“Our future lawyers shouldn’t have to choose between their health and their careers.”
In two weeks, over 750 recent law school graduates and other applicants will travel to Raleigh and sit in close proximity to each other for two days while taking the N.C. Bar Exam. A Raleigh law firm representing an immunocompromised law school graduate is calling on Governor Roy Cooper to apply his executive orders consistently and compel the North Carolina Board of Law Examiners (NCBLE) to provide safe options in addition to an in-person exam in light of COVID-19.
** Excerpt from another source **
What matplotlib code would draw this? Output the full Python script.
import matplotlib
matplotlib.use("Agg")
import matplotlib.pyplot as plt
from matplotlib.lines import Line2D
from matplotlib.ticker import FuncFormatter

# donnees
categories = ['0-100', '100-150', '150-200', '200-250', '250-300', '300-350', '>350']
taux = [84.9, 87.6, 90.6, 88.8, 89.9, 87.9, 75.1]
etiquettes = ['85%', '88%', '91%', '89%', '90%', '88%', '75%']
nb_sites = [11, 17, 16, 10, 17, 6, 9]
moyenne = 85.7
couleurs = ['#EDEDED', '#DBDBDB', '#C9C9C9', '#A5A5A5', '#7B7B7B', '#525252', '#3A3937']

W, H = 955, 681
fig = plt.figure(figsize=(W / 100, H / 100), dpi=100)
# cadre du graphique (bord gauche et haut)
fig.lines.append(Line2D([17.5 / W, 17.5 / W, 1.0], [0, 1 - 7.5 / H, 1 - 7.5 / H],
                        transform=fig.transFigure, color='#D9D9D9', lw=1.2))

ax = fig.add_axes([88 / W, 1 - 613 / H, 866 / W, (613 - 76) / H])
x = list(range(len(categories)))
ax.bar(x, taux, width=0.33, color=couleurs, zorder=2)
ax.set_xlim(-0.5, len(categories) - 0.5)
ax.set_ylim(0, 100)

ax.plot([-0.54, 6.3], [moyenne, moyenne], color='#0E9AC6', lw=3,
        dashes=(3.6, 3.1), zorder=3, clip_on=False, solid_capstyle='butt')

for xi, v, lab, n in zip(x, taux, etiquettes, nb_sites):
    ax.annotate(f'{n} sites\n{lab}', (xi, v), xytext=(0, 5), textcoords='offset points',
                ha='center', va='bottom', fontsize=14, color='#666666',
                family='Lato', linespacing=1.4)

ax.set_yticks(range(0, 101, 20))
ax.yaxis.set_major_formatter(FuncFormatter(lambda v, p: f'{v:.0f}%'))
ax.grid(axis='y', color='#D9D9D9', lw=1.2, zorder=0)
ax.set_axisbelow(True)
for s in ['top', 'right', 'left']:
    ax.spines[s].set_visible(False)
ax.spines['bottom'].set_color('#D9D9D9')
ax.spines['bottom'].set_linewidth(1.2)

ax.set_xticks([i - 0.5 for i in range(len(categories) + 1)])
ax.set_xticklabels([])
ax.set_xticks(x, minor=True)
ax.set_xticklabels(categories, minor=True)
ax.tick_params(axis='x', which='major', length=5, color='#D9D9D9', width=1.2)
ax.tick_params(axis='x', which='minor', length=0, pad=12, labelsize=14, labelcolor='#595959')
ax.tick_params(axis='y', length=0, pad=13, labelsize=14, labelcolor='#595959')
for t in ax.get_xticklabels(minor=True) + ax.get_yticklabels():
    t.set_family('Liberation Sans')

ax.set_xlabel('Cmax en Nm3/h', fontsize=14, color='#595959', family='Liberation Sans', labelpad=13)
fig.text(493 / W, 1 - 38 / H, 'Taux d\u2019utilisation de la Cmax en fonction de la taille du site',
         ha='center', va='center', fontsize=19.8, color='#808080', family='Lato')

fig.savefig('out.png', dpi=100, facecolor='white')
Former federal prosecutor Kieran J. Shanahan, founder of Raleigh-based Shanahan Law Group, PLLC, sent a letter to Governor Roy Cooper Thursday after discovering that the NCBLE did not make contact with the North Carolina Department of Health and Human Services until two weeks ago.
“Our state leaders must realize that the North Carolina Board of Law Examiners waited until the last minute to plan for the health and safety of hundreds of North Carolinians who will gather in Raleigh in two weeks,” said Shanahan. “Our future lawyers shouldn’t have to choose between their health and their careers.”
Shanahan is representing Ms. Britni Prybol, a 2020 graduate of Campbell University Norman Adrian Wiggins School of Law. Prybol, who is among the applicants scheduled to sit for the North Carolina Bar Exam on July 28 and 29, is a two-time cancer survivor. Her battles with cancer have left her immune system significantly compromised. Prybol is also one of nearly two-hundred applicants and concerned professionals who implored the Governor on July 6 to intervene: a request to which the Governor has not responded. Shanahan’s letter calls on the Governor to exercise his authority over the NCBLE to offer alternatives to the in-person Bar Exam which take into account both the pandemic and the people most put at risk by it.